One five-year-old boy is quizzed on the human skeleton. A girl pores over flash cards of words composed of two consonants surrounding the letter a. She sounds them out slowly with the help of a teacher, who repeats the sounds more quickly and more closely together.

“Sad!” the girl finally says.

“Tomorrow you have to read the same words,” the teacher informs her.

Another girl aged four or five, in a long magenta skirt and a sequined T-shirt, assembles a puzzle that forms a map of Asia. After putting the largest piece on the floor in front of her, she approaches a teacher for direction.

“Find Vietnam,” the instructor says. The girl digs through the puzzle pieces and places Vietnam on the floor. She goes back to the teacher.

“What’s next to Vietnam?” asks the grown-up. The little girl’s eyes dart nervously about the room as she searches the recesses of her tiny mind for the answer.

“Cambodia,” she says.

“Good,” the teacher responds. “Now find Cambodia.”

As the girl does so, I ask her what she knows about Vietnam.

“I don’t know because I haven’t been there,” she tells me. “I’ve only been to Thailand.”

Brains under Pressure
Salvatore Vascellaro teaches preschool teachers as a member of the faculty at New York City’s Bank Street College of Education, one of the oldest and most well-regarded such schools in the U.S. Confirming what the girl had told me, he says, “Nothing is as rich for kids as when they engage the world physically.” Although I had already spoken to Vascellaro, I was still impressed to see a preschooler identify the countries of Southeast Asia and assemble their shapes on a map. My seven-year-old sure could not do it. But, Vascellaro asks, “What would she do with that knowledge other than spout it back to adults? We want kids to draw relationships from what they see. To think and question and act on these things.” A child’s play is essentially improvisation—a chance to try out new concepts by imagining scenarios or thinking up ways to manipulate a toy.

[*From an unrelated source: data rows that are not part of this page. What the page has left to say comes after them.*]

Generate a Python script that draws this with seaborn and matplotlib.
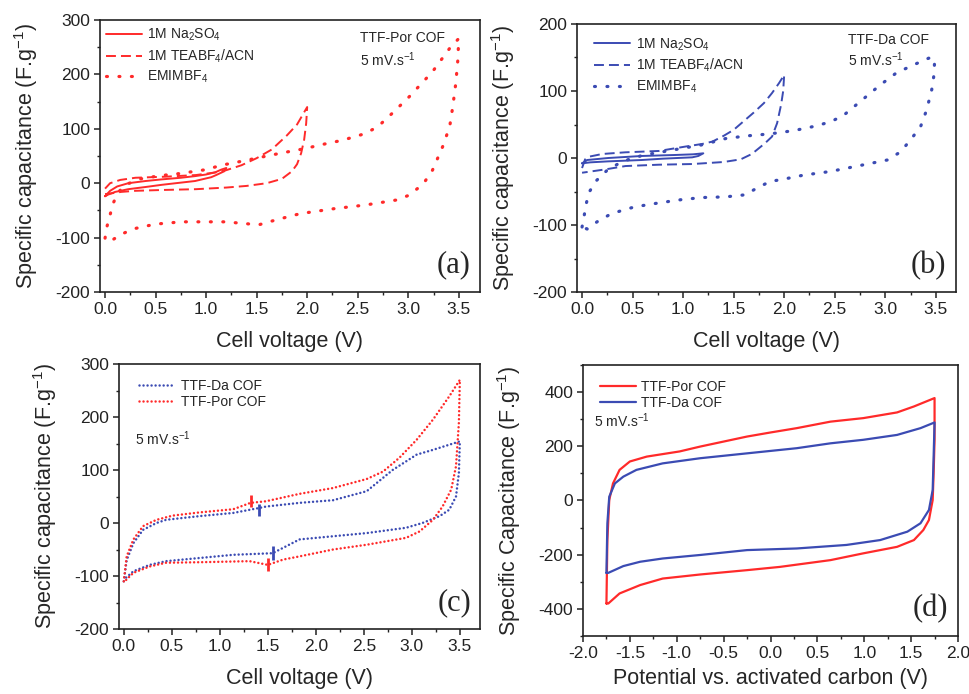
import numpy as np
import pandas as pd
import seaborn as sns
import matplotlib.pyplot as plt
from matplotlib.ticker import MultipleLocator

# ---- data (each loop: forward branch then return branch) ----
# (a) TTF-Por COF in three electrolytes
a_na2so4_v = [0, 0.05, 0.12, 0.23, 0.4, 0.56, 0.75, 0.89, 1.0, 1.09, 1.15, 1.2,
              1.18, 1.1, 1.05, 0.89, 0.7, 0.56, 0.4, 0.23, 0.1, 0.03, 0]
a_na2so4_c = [-24, -14, -6, 0, 4, 7, 10, 13, 16, 20, 25, 28,
              22, 15, 11, 4, 0, -3, -7, -11, -16, -21, -24]
a_teabf4_v = [0, 0.05, 0.15, 0.3, 0.6, 0.9, 1.1, 1.2, 1.35, 1.5, 1.65, 1.8, 1.9, 2.0,
              1.99, 1.97, 1.94, 1.9, 1.85, 1.75, 1.6, 1.4, 1.2, 0.9, 0.56, 0.3, 0.16, 0.05, 0]
a_teabf4_c = [-10, 0, 6, 10, 12, 15, 20, 24, 33, 46, 62, 88, 108, 140,
              110, 80, 55, 35, 22, 8, 0, -5, -8, -11, -12.5, -14, -16, -19, -20]
a_emim_v = [0, 0.017, 0.05, 0.08, 0.13, 0.2, 0.35, 0.55, 0.75, 1.0, 1.15, 1.37, 1.6, 1.76,
            1.99, 2.12, 2.35, 2.57, 2.7, 2.85, 3.01, 3.24, 3.41, 3.5,
            3.49, 3.47, 3.44, 3.41, 3.34, 3.24, 3.15, 3.01, 2.88, 2.58, 2.26, 1.93, 1.7,
            1.53, 1.43, 1.19, 0.96, 0.76, 0.51, 0.4, 0.28, 0.16, 0.05, 0]
a_emim_c = [-101, -81, -58, -37, -17, -3, 8, 14, 18, 25, 33, 41, 50, 56,
            64, 70, 79, 91, 104, 130, 159, 205, 248, 266,
            225, 183, 140, 104, 67, 24, -1, -22, -31, -40, -47, -56, -67,
            -76, -75, -71, -71, -71, -75, -79, -84, -94, -107, -101]

# (b) TTF-Da COF in three electrolytes
b_na2so4_v = [0, 0.05, 0.26, 0.59, 0.92, 1.1, 1.2, 1.15, 1.09, 0.8, 0.59, 0.26, 0.08, 0]
b_na2so4_c = [-8, -3, 0, 3, 4.5, 5.5, 7, 3, 1, -1, -3, -5, -6.5, -8]
b_teabf4_v = [0, 0.03, 0.07, 0.2, 0.43, 0.76, 1.02, 1.19, 1.29, 1.4, 1.5, 1.6, 1.7, 1.8,
              1.88, 1.95, 2.0, 1.99, 1.97, 1.93, 1.88, 1.81, 1.68, 1.57, 1.4, 1.09, 0.76,
              0.43, 0.23, 0]
b_teabf4_c = [-15, -2, 2, 6, 8.5, 10.5, 17, 21, 24.5, 33, 42, 55, 68, 82,
              97, 112, 124, 100, 80, 52, 32, 22, 6, -2, -6, -9, -10,
              -12, -17, -22]
b_emim_v = [0, 0.02, 0.04, 0.07, 0.14, 0.25, 0.4, 0.6, 0.9, 1.2, 1.42, 1.63, 1.86, 2.1,
            2.29, 2.46, 2.59, 2.79, 2.95, 3.11, 3.28, 3.43, 3.49,
            3.48, 3.46, 3.41, 3.35, 3.25, 3.15, 3.02, 2.79, 2.46, 2.32, 2.21, 1.98, 1.86,
            1.73, 1.61, 1.42, 1.19, 0.99, 0.76, 0.52, 0.4, 0.28, 0.16, 0.05, 0]
b_emim_c = [-103, -87, -69, -51, -34, -18, -5, 4, 12, 20, 29, 33, 36, 41,
            47, 54, 64, 89, 109, 127, 139, 149, 148,
            122, 102, 72, 47, 27, 9, -3, -10, -20, -23, -25, -32, -35,
            -45, -55, -58, -59, -62, -67, -73, -78, -84, -94, -106, -103]

# (c) both COFs in EMIMBF4
c_da_v = [0, 0.03, 0.1, 0.2, 0.34, 0.44, 0.79, 1.14, 1.4, 1.48, 1.83, 2.18, 2.53, 2.8,
          3.05, 3.22, 3.5, 3.49, 3.46, 3.39, 3.29, 3.11, 2.94, 2.53, 2.18, 1.83, 1.69,
          1.55, 1.14, 0.79, 0.44, 0.27, 0.1, 0]
c_da_c = [-110, -70, -38, -13, 0, 6, 13, 19, 28, 31, 38, 43, 60, 100,
          129, 138, 154, 94, 50, 25, 13, 0, -9, -19, -25, -31, -44,
          -57, -60, -66, -72, -79, -91, -107]
c_por_v = [0, 0.03, 0.1, 0.2, 0.34, 0.51, 0.79, 1.14, 1.32, 1.48, 1.83, 2.18, 2.53, 2.7,
           2.87, 3.05, 3.22, 3.39, 3.5, 3.49, 3.46, 3.41, 3.32, 3.22, 3.08, 2.94, 2.53,
           2.18, 1.83, 1.66, 1.5, 1.31, 0.79, 0.44, 0.27, 0.1, 0.01]
c_por_c = [-110, -63, -31, -6, 6, 14, 20, 26, 38, 41, 55, 66, 83, 97,
           123, 157, 195, 239, 270, 189, 107, 63, 31, 6, -16, -28, -41,
           -50, -63, -69, -79, -72, -74, -75, -82, -94, -110]
c_glitch_da_v = [1.41, 1.55]
c_glitch_da_lo = [13, -69]
c_glitch_da_hi = [36, -44]
c_glitch_por_v = [1.32, 1.50]
c_glitch_por_lo = [30, -91]
c_glitch_por_hi = [53, -66]

# (d) asymmetric cells vs activated carbon
d_por_v = [-1.75, -1.74, -1.72, -1.68, -1.61, -1.5, -1.32, -0.97, -0.75, -0.25, 0, 0.28,
           0.64, 0.99, 1.35, 1.53, 1.75, 1.75, 1.74, 1.73, 1.69, 1.63, 1.53, 1.35, 0.99,
           0.64, 0.1, -0.25, -0.75, -1.15, -1.39, -1.61, -1.73, -1.75]
d_por_c = [-380, -146, 2, 63, 113, 144, 162, 181, 199, 236, 251, 267,
           291, 304, 325, 347, 378, 224, 100, 2, -72, -109, -146, -171, -195,
           -220, -245, -257, -273, -288, -312, -343, -380, -380]
d_da_v = [-1.75, -1.74, -1.72, -1.66, -1.57, -1.43, -1.15, -0.75, -0.25, 0.28, 0.64, 0.99,
          1.35, 1.6, 1.75, 1.74, 1.73, 1.69, 1.6, 1.46, 1.17, 0.81, 0.28, -0.25, -0.75,
          -1.15, -1.39, -1.57, -1.73, -1.75]
d_da_c = [-267, -84, 14, 63, 88, 113, 137, 156, 174, 193, 211, 224,
          242, 267, 288, 162, 39, -35, -84, -115, -146, -164, -177, -183, -201,
          -214, -226, -242, -267, -267]

RED = "#ff2a2a"
BLUE = "#3b4bb3"
DOTS = (0, (0.3, 3.6))
DASH = (0, (5.1, 2.6))
FINE = (0, (0.01, 1.6))

sns.set_theme(style="ticks")
plt.rcParams["font.family"] = ["Liberation Sans", "DejaVu Sans"]
plt.rcParams["mathtext.default"] = "regular"
plt.rcParams["axes.unicode_minus"] = False
plt.rcParams["axes.edgecolor"] = "#222222"
plt.rcParams["axes.linewidth"] = 1.2

fig = plt.figure(figsize=(9.69, 6.94), dpi=100)
W, H = 969, 694


def add_ax(left, top, right, bottom):
    return fig.add_axes([left / W, 1 - bottom / H, (right - left) / W, (bottom - top) / H])


def style(ax, xlim, ylim, xmaj, xmin, ymaj, ymin, xlabel, ylabel, tag, xpad=10.5):
    ax.set_xlim(*xlim)
    ax.set_ylim(*ylim)
    ax.xaxis.set_major_locator(MultipleLocator(xmaj))
    ax.xaxis.set_minor_locator(MultipleLocator(xmin))
    ax.yaxis.set_major_locator(MultipleLocator(ymaj))
    ax.yaxis.set_minor_locator(MultipleLocator(ymin))
    ax.tick_params(which="major", direction="out", length=4, width=1.1,
                   labelsize=12.5, colors="#222222", pad=3)
    ax.tick_params(which="minor", direction="out", length=2.5, width=1.0, colors="#222222")
    ax.xaxis.set_major_formatter(plt.FormatStrFormatter("%.1f"))
    ax.set_xlabel(xlabel, fontsize=15.5, labelpad=xpad)
    ax.set_ylabel(ylabel, fontsize=15.5, labelpad=11)
    ax.text(0.975, 0.1, tag, transform=ax.transAxes, ha="right", va="center",
            fontsize=22, family=["Liberation Serif", "DejaVu Serif"])


def curve(ax, v, c, color, ls, lw, label, cap="butt"):
    sns.lineplot(x=v, y=c, sort=False, estimator=None, ax=ax, color=color,
                 linestyle=ls, linewidth=lw, label=label, dash_capstyle=cap)


def legend(ax, x, y, size=10, spacing=0.3):
    ax.legend(loc="upper left", bbox_to_anchor=(x, y), frameon=False, fontsize=size,
              handlelength=2.6, handletextpad=0.4, labelspacing=spacing, borderaxespad=0)


ylab = "Specific capacitance (F.g$^{-1}$)"
xlab = "Cell voltage (V)"

# (a)
ax = add_ax(100, 20, 480, 292)
curve(ax, a_na2so4_v, a_na2so4_c, RED, "-", 1.4, "1M Na$_2$SO$_4$")
curve(ax, a_teabf4_v, a_teabf4_c, RED, DASH, 1.4, "1M TEABF$_4$/ACN")
curve(ax, a_emim_v, a_emim_c, RED, DOTS, 2.3, "EMIMBF$_4$", cap="round")
legend(ax, 0.0, 0.995)
ax.text(0.685, 0.96, "TTF-Por COF", transform=ax.transAxes, fontsize=10, va="top")
ax.text(0.685, 0.89, "5 mV.s$^{-1}$", transform=ax.transAxes, fontsize=10, va="top")
style(ax, (-0.05, 3.71), (-200, 300), 0.5, 0.25, 100, 50, xlab, ylab, "(a)")

# (b)
ax = add_ax(577, 24, 956, 292)
curve(ax, b_na2so4_v, b_na2so4_c, BLUE, "-", 1.4, "1M Na$_2$SO$_4$")
curve(ax, b_teabf4_v, b_teabf4_c, BLUE, DASH, 1.4, "1M TEABF$_4$/ACN")
curve(ax, b_emim_v, b_emim_c, BLUE, DOTS, 2.3, "EMIMBF$_4$", cap="round")
legend(ax, 0.03, 0.975)
ax.text(0.715, 0.965, "TTF-Da COF", transform=ax.transAxes, fontsize=10, va="top")
ax.text(0.715, 0.9, "5 mV.s$^{-1}$", transform=ax.transAxes, fontsize=10, va="top")
style(ax, (-0.05, 3.7), (-200, 200), 0.5, 0.25, 100, 50, xlab, ylab, "(b)")

# (c)
ax = add_ax(119, 364, 480, 629)
curve(ax, c_da_v, c_da_c, BLUE, FINE, 1.8, "TTF-Da COF", cap="round")
curve(ax, c_por_v, c_por_c, RED, FINE, 1.8, "TTF-Por COF", cap="round")
ax.vlines(c_glitch_da_v, c_glitch_da_lo, c_glitch_da_hi, color=BLUE, lw=2)
ax.vlines(c_glitch_por_v, c_glitch_por_lo, c_glitch_por_hi, color=RED, lw=2)
legend(ax, 0.04, 0.965, spacing=0.15)
ax.text(0.045, 0.72, "5 mV.s$^{-1}$", transform=ax.transAxes, fontsize=10, va="center")
style(ax, (-0.05, 3.71), (-200, 300), 0.5, 0.25, 100, 50, xlab, ylab, "(c)")

# (d)
ax = add_ax(583, 365, 958, 636)
curve(ax, d_por_v, d_por_c, RED, "-", 1.6, "TTF-Por COF")
curve(ax, d_da_v, d_da_c, BLUE, "-", 1.6, "TTF-Da COF")
legend(ax, 0.03, 0.965, spacing=0.15)
ax.text(0.03, 0.795, "5 mV.s$^{-1}$", transform=ax.transAxes, fontsize=10, va="center")
style(ax, (-2.0, 2.0), (-500, 500), 0.5, 0.25, 200, 100,
      "Potential vs. activated carbon (V)", "Specific Capacitance (F.g$^{-1}$)", "(d)",
      xpad=5)

fig.savefig("out.png", dpi=100)
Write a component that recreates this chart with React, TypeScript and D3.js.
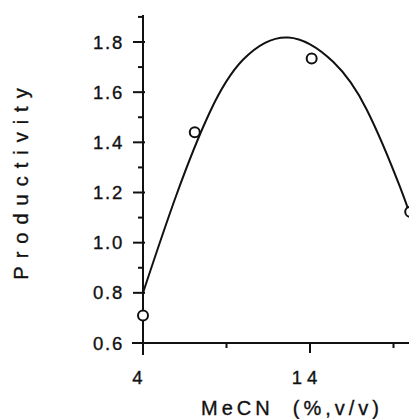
import React from "react";
import * as d3 from "d3";

const pointX = [4, 7.1, 14.1, 20.0];
const pointY = [0.71, 1.44, 1.734, 1.123];

const curveX = [4, 6.0, 8.0, 10.0, 12.7, 15.4, 17.4, 19.4, 20.4];
const curveY = [0.8, 1.19, 1.52, 1.73, 1.818, 1.72, 1.53, 1.22, 1.03];

const yMajor = [0.6, 0.8, 1.0, 1.2, 1.4, 1.6, 1.8];
const yMinor = [0.7, 0.9, 1.1, 1.3, 1.5, 1.7, 1.9];
const xMajor = [4, 14];
const xMinor = [9, 19];

const xTitle = "MeCN  (%,v/v)";
const yTitle = "Productivity";

export default function App() {
  const W = 409, H = 419;
  const x = d3.scaleLinear().domain([4, 14]).range([143, 310]);
  const y = d3.scaleLinear().domain([0.6, 1.8]).range([343, 42]);
  const ink = "#111";
  const line = d3
    .line<number>()
    .x((_, i) => x(curveX[i]))
    .y((d) => y(d))
    .curve(d3.curveNatural);
  const x0 = x(4);
  const y0 = y(0.6);
  const font = "Arial, 'Liberation Sans', sans-serif";
  const textStroke = { stroke: ink, strokeWidth: 0.35 };
  return (
    <svg
      width={W}
      height={H}
      style={{ position: "absolute", left: 0, top: 0, background: "#fff" }}
      fontFamily={font}
    >
      <rect width={W} height={H} fill="#fff" />
      <line x1={x0} x2={x0} y1={y(1.9) - 2} y2={y0 + 12} stroke={ink} strokeWidth={2} />
      <line x1={x0 - 11} x2={W + 2} y1={y0} y2={y0} stroke={ink} strokeWidth={2} />
      {yMajor.map((v) => (
        <g key={"ym" + v}>
          <line x1={x0 - 10} x2={x0 + 2} y1={y(v)} y2={y(v)} stroke={ink} strokeWidth={2} />
          <text
            x={124}
            y={y(v)}
            dy="0.36em"
            textAnchor="end"
            fontSize={18.5}
            letterSpacing={1.8}
            fill={ink}
            {...textStroke}
          >
            {v.toFixed(1)}
          </text>
        </g>
      ))}
      {yMinor.map((v) => (
        <line key={"yn" + v} x1={x0 - 5} x2={x0} y1={y(v)} y2={y(v)} stroke={ink} strokeWidth={2} />
      ))}
      {xMajor.map((v) => (
        <g key={"xm" + v}>
          <line x1={x(v)} x2={x(v)} y1={y0} y2={y0 + 10} stroke={ink} strokeWidth={2} />
          <text
            x={x(v) - 3}
            y={384}
            textAnchor="middle"
            fontSize={18.5}
            letterSpacing={5}
            fill={ink}
            {...textStroke}
          >
            {String(v)}
          </text>
        </g>
      ))}
      {xMinor.map((v) => (
        <line key={"xn" + v} x1={x(v)} x2={x(v)} y1={y0} y2={y0 + 5} stroke={ink} strokeWidth={2} />
      ))}
      <text
        x={292}
        y={415}
        textAnchor="middle"
        fontSize={20}
        letterSpacing={4}
        fill={ink}
        style={{ whiteSpace: "pre" }}
        {...textStroke}
      >
        {xTitle}
      </text>
      <text
        transform={`translate(28,180) rotate(-90)`}
        textAnchor="middle"
        fontSize={20}
        letterSpacing={8}
        fill={ink}
        {...textStroke}
      >
        {yTitle}
      </text>
      <path d={line(curveY) || ""} fill="none" stroke={ink} strokeWidth={2} />
      {pointX.map((px, i) => (
        <circle
          key={"p" + i}
          cx={x(px)}
          cy={y(pointY[i])}
          r={5}
          fill="#fff"
          stroke={ink}
          strokeWidth={2}
        />
      ))}
    </svg>
  );
}
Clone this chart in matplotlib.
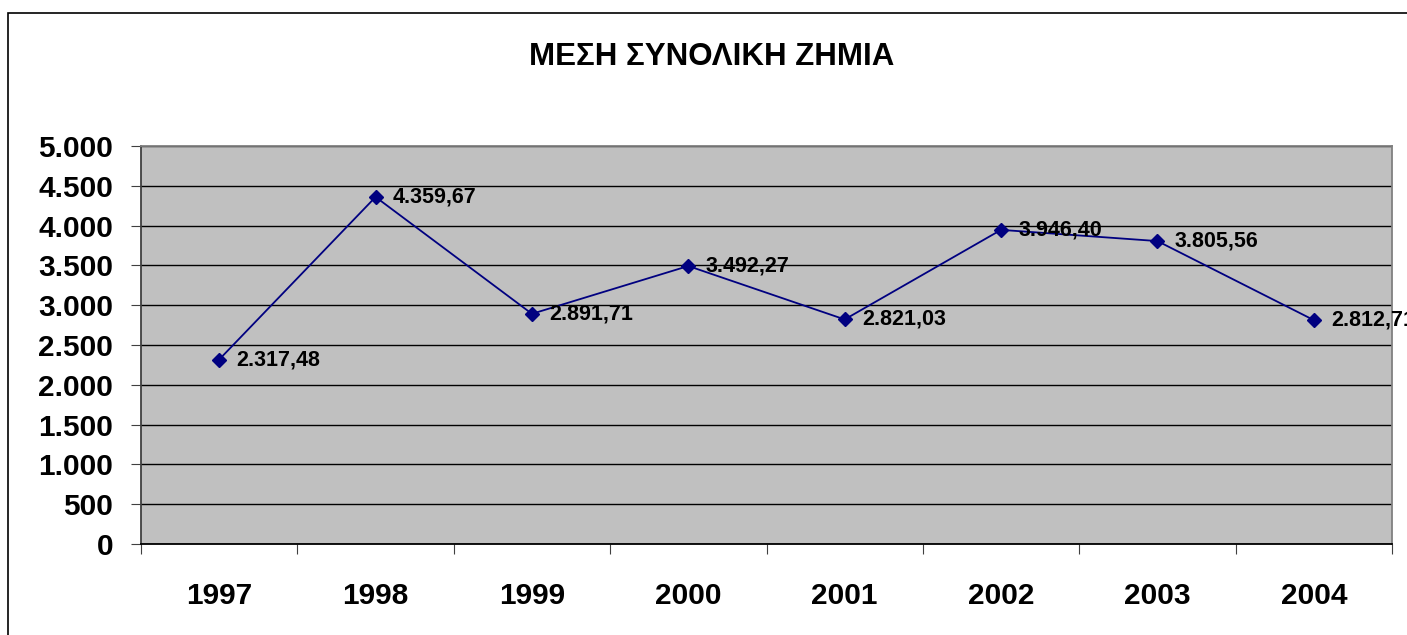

More troubling is the idea that children may suffer when deprived of play. Emphasizing the acquisition of skills such as early reading and geography comes with a trade-off—less time spent on social and emotional development, which are themselves important to a child’s ability to learn. “When we say every five-year-old must leave kindergarten reading,” Vascellaro adds, referring to a policy some educational programs are adopting, “we’ve put some kids at a distinct disadvantage.” The ability to read can come anywhere between the ages of three and seven and be considered normal. “If you’re going to fail in kindergarten, boy, it’s downhill from there.”

Early academic experiences can forge dramatic long-term links with mental health later on, as Lawrence Schweinhart, now president of the HighScope Educational Research Foundation in Ypsilanti, Mich., and his colleagues showed in 1997. They followed 68 three- and four-year-olds, all living in poverty, through age 23. Almost half of those in a heavily academic preschool went on to have emotional problems, compared with only 6 percent of those in the play-based preschool. The latter group also had fewer felony arrests and spent fewer years in special education diagnosed with emotional impairment.

Perhaps most disturbing is the potential for the early exposure to academics to physiologically damage developing brains. Although the brain continues to change throughout life in response to learning, young children undergo a number of sensitive periods critical to healthy development; learning to speak a language and responding to social cues are two such domains. Appropriate experiences can hone neural pathways that will help the child during life; by the same token, stressful experiences can change the brain’s architecture to make children significantly more susceptible to problems later in life, including depression, anxiety disorders—even cardiovascular disease and diabetes. Bruce McEwen, a neuroendocrinologist at the Rockefeller University, notes that asking children to handle material that their brain is not yet equipped for can cause frustration. Perceiving a lack of control is a major trigger of toxic stress, which can damage the hippocampus, a brain area crucial to learning and memory.

That’s probably not what the man in the seersucker jacket hopes for his daughter, who knows so much about whales.